As first deputy director of the Workers’ Party’s Organization and Guidance Department, Jang visited the offices of Samsung Electronics, COEX Mall, local factories, rode the subways and even indulged himself at a “room salon,” or hostess bar. South Korean officials say Jang expressed a deep interest in the market economy. Sources say Jang asked the South Korean government to appoint former Daewoo Chairman Kim Woo-choong to be the director in charge of their special economic zone in Sinuiju.
Jang’s interest in the market economy and South Korea may have been too keen for Kim Jong-il. He was purged to lesser jobs in the countryside and disappeared from the official media in July 2003. He re-emerged in January 2006 as first deputy director for the Workers’ Party’s capital construction department.

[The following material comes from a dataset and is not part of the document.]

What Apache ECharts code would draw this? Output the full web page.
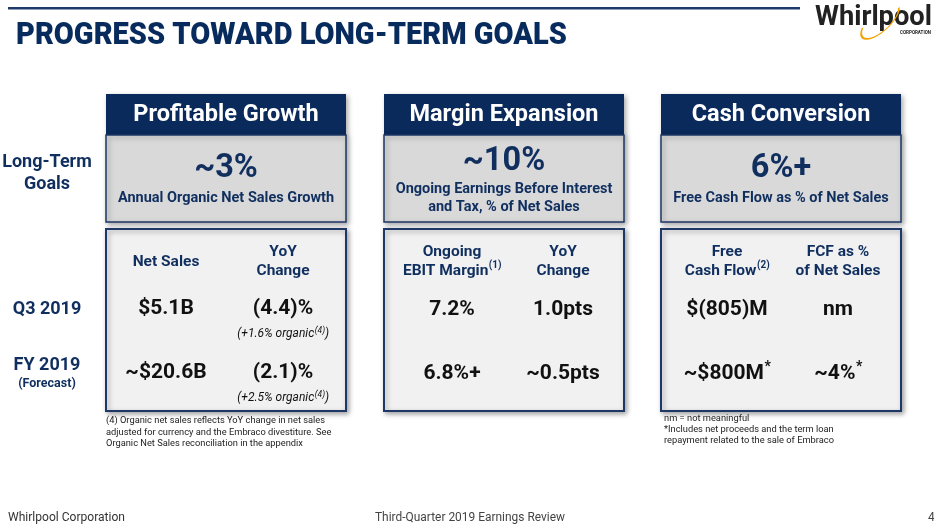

Kim Kyong-hui was apparently loved by both her father, North Korean founder Kim Il Sung, and her brother Kim Jong-il. The younger Kim apparently thought her status as the founder’s daughter was significant, and gave her the four-star general rank in 2010 because he trusted her, after decades of struggle in the Kim dynasty, to protect his son. Her marriage with her husband isn’t particularly good, analysts say, but they support each other in the power struggles within the inner circle.